Report how many lines contain the word "page", with no other text.

== == ==

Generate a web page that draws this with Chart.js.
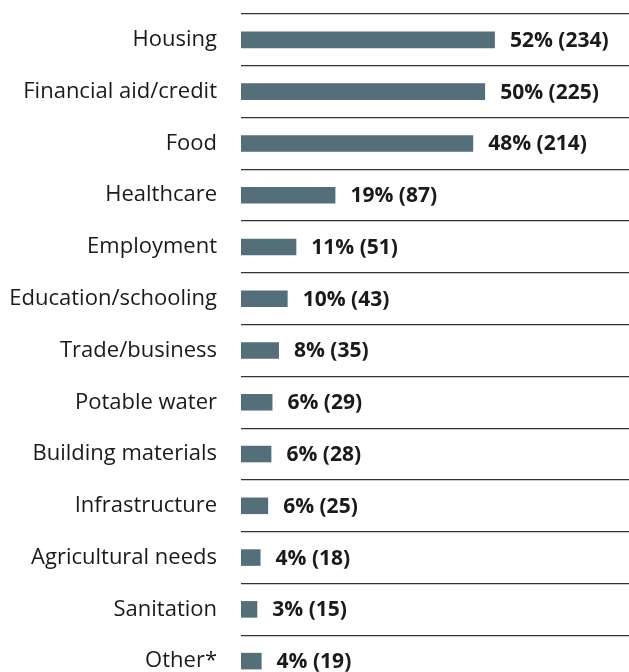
<!DOCTYPE html>
<html>
<head>
<meta charset="utf-8">
<script src="https://cdn.jsdelivr.net/npm/chart.js@4/dist/chart.umd.min.js"></script>
<style>
html,body{margin:0;padding:0;overflow:hidden;background:#fff;}
#wrap{position:relative;width:629px;height:687px;}
</style>
</head>
<body>
<div id="wrap"><canvas id="c"></canvas></div>
<script>
const categories = ["Housing","Financial aid/credit","Food","Healthcare","Employment","Education/schooling","Trade/business","Potable water","Building materials","Infrastructure","Agricultural needs","Sanitation","Other*"];
const counts = [234,225,214,87,51,43,35,29,28,25,18,15,19];
const percents = [52,50,48,19,11,10,8,6,6,6,4,3,4];
const valueLabels = percents.map((p,i) => p + "% (" + counts[i] + ")");

const labelPlugin = {
  id: 'valueLabels',
  afterDatasetsDraw(chart) {
    const ctx = chart.ctx;
    const meta = chart.getDatasetMeta(0);
    ctx.save();
    ctx.font = "bold 21px 'Open Sans'";
    ctx.fillStyle = "#1a1a1a";
    ctx.textAlign = "left";
    ctx.textBaseline = "middle";
    meta.data.forEach((bar, i) => {
      ctx.fillText(valueLabels[i], bar.x + 15, bar.y + 1);
    });
    ctx.restore();
  }
};

new Chart(document.getElementById('c'), {
  type: 'bar',
  data: {
    labels: categories,
    datasets: [{
      data: counts,
      backgroundColor: '#546e7a',
      borderWidth: 0,
      barPercentage: 0.8,
      categoryPercentage: 0.4
    }]
  },
  options: {
    indexAxis: 'y',
    responsive: true,
    maintainAspectRatio: false,
    animation: false,
    layout: { padding: { top: 14, right: 0, bottom: 0, left: 0 } },
    plugins: { legend: { display: false }, tooltip: { enabled: false } },
    scales: {
      x: { display: false, min: 0, max: 357.6 },
      y: {
        afterFit(s) { s.width = 241; s.paddingTop = 0; s.paddingBottom = 0; },
        border: { display: false },
        grid: { offset: true, drawTicks: false, color: '#333333', lineWidth: 1.3 },
        ticks: { padding: 24, color: '#1a1a1a', font: { family: "'Open Sans'", size: 22 } }
      }
    }
  },
  plugins: [labelPlugin]
});
</script>
</body>
</html>
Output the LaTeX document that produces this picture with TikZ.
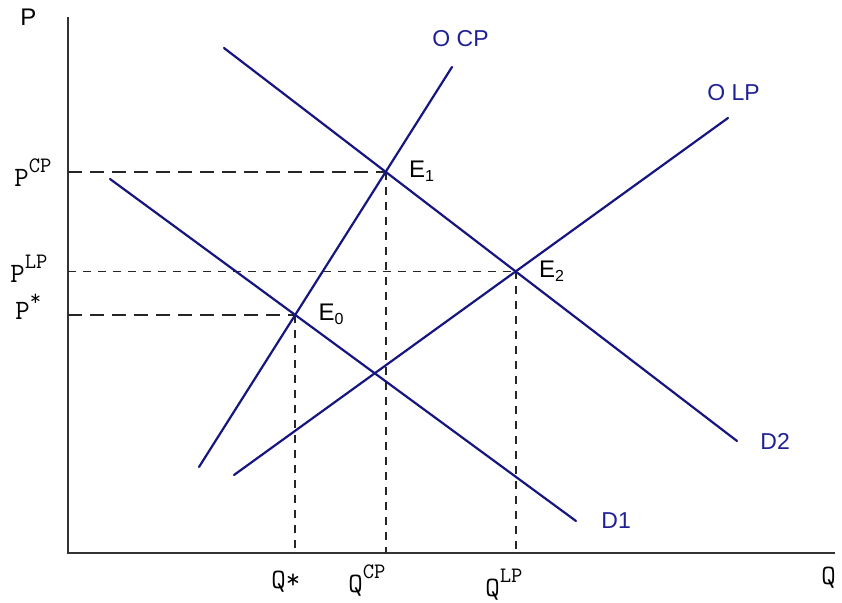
\documentclass[tikz,border=0pt]{standalone}
\usepackage{fontspec}
\setmainfont{Liberation Sans}
\definecolor{navy}{RGB}{22,22,128}
\definecolor{labelblue}{RGB}{32,32,150}
\newcommand\lift[1]{\raisebox{7pt}{\fontsize{11}{11}\selectfont #1}}
\begin{document}
\begin{tikzpicture}
[x=0.5pt,y=-0.5pt,every node/.style={inner sep=0pt,anchor=base west},
 axis/.style={draw=black!80, line width=1pt},
 curve/.style={draw=navy, line width=1.1pt, line cap=round},
 longdash/.style={draw=black!85, line width=0.9pt, dash pattern=on 7pt off 4pt},
 shortdash/.style={draw=black!85, line width=0.9pt, dash pattern=on 4pt off 3.5pt},
 curvelbl/.style={text=labelblue, font=\fontsize{11.5}{12}\selectfont},
 eqlbl/.style={font=\fontsize{12}{12}\selectfont, xshift=11.5pt, yshift=-3pt},
 axlbl/.style={font=\ttfamily\fontsize{14}{14}\selectfont}]
\useasboundingbox (0,0) rectangle (842,603);
% axes
\coordinate (o) at (68,553);
\coordinate (ytop) at (68,17);
\coordinate (xend) at (835,553);
\draw[axis] (ytop) -- (o) -- (xend);
\node[font=\fontsize{12}{12}\selectfont] (plbl) at (20,26) {P};
\node[axlbl] (qlbl) at (821,585) {Q};
% supply and demand curves
\coordinate (cpA) at (199,467);  \coordinate (cpB) at (452,67);
\coordinate (lpA) at (234,475);  \coordinate (lpB) at (728,118);
\coordinate (d1A) at (110,179);  \coordinate (d1B) at (576,521);
\coordinate (d2A) at (224,48);   \coordinate (d2B) at (737,441);
\coordinate (E0) at (intersection of cpA--cpB and d1A--d1B);
\coordinate (E1) at (intersection of cpA--cpB and d2A--d2B);
\coordinate (E2) at (intersection of lpA--lpB and d2A--d2B);
\draw[longdash] (E1 -| o) -- (E1);
\draw[longdash] (E0 -| o) -- (E0);
\draw[shortdash] (E2 -| o) -- (E2);
\foreach \e in {E0,E1,E2}
{
  \draw[shortdash] (\e) -- (\e |- o);
}
\draw[curve] (cpA) -- (cpB);
\draw[curve] (lpA) -- (lpB);
\draw[curve] (d1A) -- (d1B);
\draw[curve] (d2A) -- (d2B);
\node[curvelbl] (ocp) at (432,47) {O CP};
\node[curvelbl] (olp) at (707,101) {O LP};
\node[curvelbl] (d1lbl) at (601,529) {D1};
\node[curvelbl] (d2lbl) at (760,450) {D2};
\node[eqlbl] (e0lbl) at (E0) {E\textsubscript{0}};
\node[eqlbl] (e1lbl) at (E1) {E\textsubscript{1}};
\node[eqlbl] (e2lbl) at (E2) {E\textsubscript{2}};
\node[axlbl] (pcp) at (14,187) {P\lift{CP}};
\node[axlbl] (plp) at (10,283) {P\lift{LP}};
\node[axlbl] (pstar) at (15,320) {P\lift{*}};
\node[axlbl] (qstar) at (271,589) {Q*};
\node[axlbl] (qcp) at (348,593) {Q\lift{CP}};
\node[axlbl] (qlp) at (485,597) {Q\lift{LP}};
\end{tikzpicture}
\end{document}
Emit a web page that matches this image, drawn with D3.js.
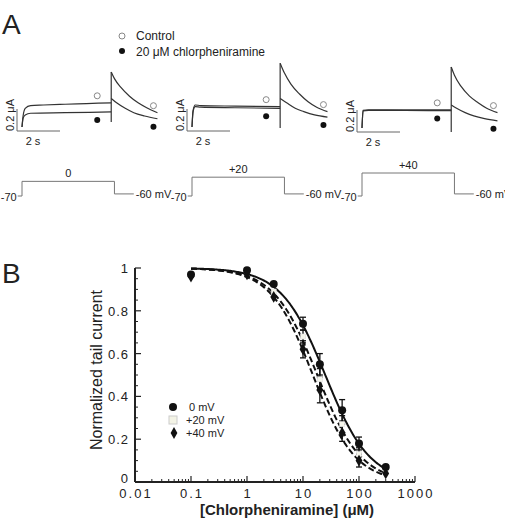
<!DOCTYPE html>
<html>
<head>
<meta charset="utf-8">
<script src="https://cdnjs.cloudflare.com/ajax/libs/d3/7.8.5/d3.min.js"></script>
<style>
  body { margin: 0; background: #fff; }
  text { font-family: Arial, "Liberation Sans", sans-serif; fill: #222; }
</style>
</head>
<body>
<svg id="fig" width="505" height="523"></svg>
<script>
// ---- Panel A: current traces (t in s, I in uA above holding level)
const stepVoltages = [0, 20, 40];
const ctrlStep = [
  [[0, 0], [0.05, 0.1], [0.15, 0.17], [0.4, 0.195], [1, 0.2], [2, 0.207], [3, 0.213], [4.15, 0.22]],
  [[0, 0], [0.05, 0.15], [0.15, 0.2], [0.4, 0.195], [2, 0.19], [4.1, 0.185]],
  [[0, 0], [0.05, 0.16], [0.3, 0.166], [2, 0.165], [4.15, 0.165]]
];
const drugStep = [
  [[0, 0], [0.05, 0.08], [0.15, 0.11], [0.4, 0.125], [2, 0.13], [4.15, 0.137]],
  [[0, 0], [0.05, 0.14], [0.15, 0.185], [0.4, 0.18], [2, 0.175], [4.1, 0.17]],
  [[0, 0], [0.05, 0.155], [0.3, 0.16], [2, 0.159], [4.15, 0.158]]
];
const ctrlTail = [
  [[4.15, 0.5], [4.3, 0.44], [4.6, 0.36], [5.0, 0.28], [5.4, 0.22], [5.8, 0.175], [6.3, 0.13]],
  [[4.1, 0.58], [4.3, 0.49], [4.6, 0.39], [5.0, 0.3], [5.4, 0.23], [5.8, 0.18], [6.3, 0.14]],
  [[4.15, 0.555], [4.3, 0.48], [4.6, 0.38], [5.0, 0.29], [5.4, 0.23], [5.8, 0.18], [6.3, 0.14]]
];
const drugTail = [
  [[4.15, 0.26], [4.4, 0.22], [4.8, 0.17], [5.2, 0.13], [5.7, 0.1], [6.3, 0.075]],
  [[4.1, 0.26], [4.4, 0.22], [4.8, 0.17], [5.2, 0.14], [5.7, 0.11], [6.3, 0.09]],
  [[4.15, 0.21], [4.4, 0.18], [4.8, 0.14], [5.2, 0.11], [5.7, 0.085], [6.3, 0.065]]
];
// capacitive artifact at end of step: [t, low, high]
const artifacts = [[4.15, 0.045, 0.5], [4.1, -0.01, 0.58], [4.15, -0.036, 0.555]];

// voltage protocol: [t, mV], step level filled in per panel
const protoTimes = [-0.2, 0, 0, 4.3, 4.3, 5.2];
const holdingMv = -70, tailMv = -60;

// ---- Panel B: concentration-response
const conc = [0.1, 1, 3, 10, 20, 50, 100, 300];
const tail0 = [0.97, 0.99, 0.925, 0.74, 0.55, 0.335, 0.18, 0.07];
const err0 = [0.01, 0.01, 0.01, 0.03, 0.05, 0.05, 0.03, 0.01];
const tail20 = [0.965, 0.975, 0.89, 0.68, 0.48, 0.27, 0.13, 0.05];
const err20 = [0.01, 0.01, 0.01, 0.03, 0.05, 0.04, 0.03, 0.01];
const tail40 = [0.96, 0.97, 0.865, 0.62, 0.43, 0.23, 0.10, 0.04];
const err40 = [0.01, 0.01, 0.01, 0.04, 0.06, 0.04, 0.03, 0.01];
// Hill fits [IC50 uM, slope]
const fit0 = [25, 1.1];
const fit20 = [18, 1.12];
const fit40 = [15, 1.15];
const xTicks = [0.01, 0.1, 1, 10, 100, 1000];
const yTicks = [0, 0.2, 0.4, 0.6, 0.8, 1];

const svg = d3.select("#fig");

// ================= Panel A =================
svg.append("text").attr("x", 2).attr("y", 34).style("font-size", "28px").text("A");

// legend
svg.append("circle").attr("cx", 122).attr("cy", 36).attr("r", 3)
  .attr("fill", "#fff").attr("stroke", "#888").attr("stroke-width", 1);
svg.append("text").attr("x", 136).attr("y", 40).style("font-size", "12px").text("Control");
svg.append("circle").attr("cx", 122).attr("cy", 51).attr("r", 3).attr("fill", "#111");
svg.append("text").attr("x", 136).attr("y", 56).style("font-size", "12px").text("20 \u03bcM chlorpheniramine");

const panelX = [22, 192, 362];
const panelY = [127, 127, 128];
const pxPerS = 21.5, pxPerUA = 110;

panelX.forEach((x0, i) => {
  const y0 = panelY[i];
  const x = d3.scaleLinear().domain([0, 1]).range([x0, x0 + pxPerS]);
  const y = d3.scaleLinear().domain([0, 1]).range([y0, y0 - pxPerUA]);
  const line = d3.line().x(d => x(d[0])).y(d => y(d[1])).curve(d3.curveMonotoneX);
  const g = svg.append("g");

  [ctrlStep[i], drugStep[i], ctrlTail[i], drugTail[i]].forEach(tr => {
    g.append("path").datum(tr).attr("d", line)
      .attr("fill", "none").attr("stroke", "#333").attr("stroke-width", 1.2);
  });
  const a = artifacts[i];
  g.append("line").attr("x1", x(a[0])).attr("x2", x(a[0]))
    .attr("y1", y(a[1])).attr("y2", y(a[2]))
    .attr("stroke", "#333").attr("stroke-width", 1.2);

  // markers next to trace ends
  const cS = ctrlStep[i][ctrlStep[i].length - 1], dS = drugStep[i][drugStep[i].length - 1];
  const cT = ctrlTail[i][ctrlTail[i].length - 1], dT = drugTail[i][drugTail[i].length - 1];
  const mx1 = x(cS[0]) - 14, mx2 = x(cT[0]) - 4;
  g.append("circle").attr("cx", mx1).attr("cy", y(cS[1]) - 7).attr("r", 3)
    .attr("fill", "#fff").attr("stroke", "#888");
  g.append("circle").attr("cx", mx1).attr("cy", y(dS[1]) + 8).attr("r", 3).attr("fill", "#111");
  g.append("circle").attr("cx", mx2).attr("cy", y(cT[1]) - 7).attr("r", 3)
    .attr("fill", "#fff").attr("stroke", "#888");
  g.append("circle").attr("cx", mx2).attr("cy", y(dT[1]) + 8).attr("r", 3).attr("fill", "#111");

  // scale bars
  const bx = x0 - 5, by = y0 + 4;
  g.append("path").attr("d", `M${bx},${y(0.2) + 4}V${by}H${x(2) - 5}`)
    .attr("fill", "none").attr("stroke", "#666").attr("stroke-width", 1);
  g.append("text").attr("transform", `translate(${bx - 3},${by - 16}) rotate(-90)`)
    .attr("text-anchor", "middle").style("font-size", "11px").text("0.2 \u03bcA");
  g.append("text").attr("x", bx + 16).attr("y", by + 14)
    .attr("text-anchor", "middle").style("font-size", "11px").text("2 s");

  // voltage protocol
  const vy = d3.scaleLinear().domain([-70, 40]).range([196, 173]);
  const V = stepVoltages[i];
  const mv = [holdingMv, holdingMv, V, V, tailMv, tailMv];
  const proto = protoTimes.map((t, k) => [t, mv[k]]);
  g.append("path").datum(proto)
    .attr("d", d3.line().x(d => x(d[0])).y(d => vy(d[1])))
    .attr("fill", "none").attr("stroke", "#777").attr("stroke-width", 1);
  g.append("text").attr("x", x(-0.2) - 1).attr("y", vy(holdingMv) + 5)
    .attr("text-anchor", "end").style("font-size", "11px").text(String(holdingMv));
  g.append("text").attr("x", x(5.2) + 2).attr("y", vy(tailMv) + 4)
    .style("font-size", "11px").text(tailMv + " mV");
  g.append("text").attr("x", x(2.15)).attr("y", vy(V) - 4)
    .attr("text-anchor", "middle").style("font-size", "11px").text(V === 0 ? "0" : "+" + V);
});

// ================= Panel B =================
svg.append("text").attr("x", 2).attr("y", 283).style("font-size", "28px").text("B");

const x = d3.scaleLog().domain([0.01, 1000]).range([135, 415]);
const y = d3.scaleLinear().domain([0, 1]).range([482, 268]);
const ax = svg.append("g").attr("stroke", "#222");

// axes lines
ax.append("line").attr("x1", x(0.01)).attr("x2", x(1000)).attr("y1", y(0)).attr("y2", y(0)).attr("stroke-width", 2);
ax.append("line").attr("x1", x(0.01)).attr("x2", x(0.01)).attr("y1", y(0)).attr("y2", y(1)).attr("stroke-width", 2);

// x ticks (log, inward)
const minorX = [];
for (let k = 0; k < xTicks.length - 1; k++)
  for (let m = 2; m <= 9; m++) minorX.push(xTicks[k] * m);
ax.selectAll("line.xmaj").data(xTicks).join("line").attr("class", "xmaj")
  .attr("x1", d => x(d)).attr("x2", d => x(d)).attr("y1", y(0)).attr("y2", y(0) - 6).attr("stroke-width", 1.2);
ax.selectAll("line.xmin").data(minorX).join("line").attr("class", "xmin")
  .attr("x1", d => x(d)).attr("x2", d => x(d)).attr("y1", y(0)).attr("y2", y(0) - 3).attr("stroke-width", 1);
svg.selectAll("text.xl").data(xTicks).join("text").attr("class", "xl")
  .attr("x", d => x(d) + 1).attr("y", 498).attr("text-anchor", "middle")
  .style("font-size", "13px").style("letter-spacing", "2px").text(d => String(d));

// y ticks
const minorY = d3.range(0, 1.0001, 0.05).filter(v => Math.abs(v * 5 - Math.round(v * 5)) > 1e-6);
ax.selectAll("line.ymaj").data(yTicks).join("line").attr("class", "ymaj")
  .attr("x1", x(0.01)).attr("x2", x(0.01) + 6).attr("y1", d => y(d)).attr("y2", d => y(d)).attr("stroke-width", 1.2);
ax.selectAll("line.ymin").data(minorY).join("line").attr("class", "ymin")
  .attr("x1", x(0.01)).attr("x2", x(0.01) + 3).attr("y1", d => y(d)).attr("y2", d => y(d)).attr("stroke-width", 1);
svg.selectAll("text.yl").data(yTicks).join("text").attr("class", "yl")
  .attr("x", 129).attr("y", d => y(d) + (d === 0 ? 1 : 5)).attr("text-anchor", "end")
  .style("font-size", "13px").style("letter-spacing", "1px").text(d => String(d));

// axis titles
svg.append("text").attr("transform", "translate(102,370) rotate(-90)")
  .attr("text-anchor", "middle").style("font-size", "16px").text("Normalized tail current");
svg.append("text").attr("x", 287).attr("y", 515).attr("text-anchor", "middle")
  .style("font-size", "15px").style("font-weight", "bold").text("[Chlorpheniramine] (\u03bcM)");

// fitted curves
const hill = p => conc => 1 / (1 + Math.pow(conc / p[0], p[1]));
const xs = d3.range(-1, Math.log10(300) + 0.001, 0.02).map(e => Math.pow(10, e));
const fitLine = d3.line().x(d => x(d[0])).y(d => y(d[1]));
[[fit40, "6,3"], [fit20, "6,3"], [fit0, null]].forEach(([p, dash]) => {
  const f = hill(p);
  svg.append("path").datum(xs.map(c => [c, f(c)])).attr("d", fitLine)
    .attr("fill", "none").attr("stroke", "#111").attr("stroke-width", 2)
    .attr("stroke-dasharray", dash);
});

// error bars
function errBars(vals, errs) {
  const g = svg.append("g").attr("stroke", "#111").attr("stroke-width", 1.3);
  conc.forEach((c, i) => {
    if (errs[i] < 0.02) return;
    const cx = x(c);
    g.append("line").attr("x1", cx).attr("x2", cx).attr("y1", y(vals[i] - errs[i])).attr("y2", y(vals[i] + errs[i]));
    [-1, 1].forEach(s => g.append("line").attr("x1", cx - 3).attr("x2", cx + 3)
      .attr("y1", y(vals[i] + s * errs[i])).attr("y2", y(vals[i] + s * errs[i])));
  });
}
errBars(tail20, err20);
errBars(tail40, err40);
errBars(tail0, err0);

const diamond = d3.symbol().type(d3.symbolDiamond).size(40);
// +20 mV squares sit faintly beneath the other markers
svg.selectAll("rect.sq").data(conc).join("rect").attr("class", "sq")
  .attr("x", (d) => x(d) - 2.5).attr("y", (d, i) => y(tail20[i]) - 2.5)
  .attr("width", 5).attr("height", 5).attr("fill", "#f6f6ec").attr("stroke", "#ddd").attr("stroke-width", 0.6);
svg.selectAll("path.dm").data(conc).join("path").attr("class", "dm")
  .attr("transform", (d, i) => `translate(${x(d)},${y(tail40[i])})`)
  .attr("d", diamond).attr("fill", "#111");
svg.selectAll("circle.c0").data(conc).join("circle").attr("class", "c0")
  .attr("cx", d => x(d)).attr("cy", (d, i) => y(tail0[i])).attr("r", 4).attr("fill", "#111");

// legend B
const lg = svg.append("g");
lg.append("circle").attr("cx", 173).attr("cy", 407).attr("r", 4).attr("fill", "#111");
lg.append("rect").attr("x", 169).attr("y", 416).attr("width", 8).attr("height", 8)
  .attr("fill", "#f4f4e6").attr("stroke", "#ccc");
lg.append("path").attr("transform", "translate(174,433)").attr("d", diamond).attr("fill", "#111");
lg.append("text").attr("x", 189).attr("y", 411).style("font-size", "11px").text("0 mV");
lg.append("text").attr("x", 186).attr("y", 424).style("font-size", "11px").text("+20 mV");
lg.append("text").attr("x", 186).attr("y", 437).style("font-size", "11px").text("+40 mV");
</script>
</body>
</html>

== == ==

Output of the task:
2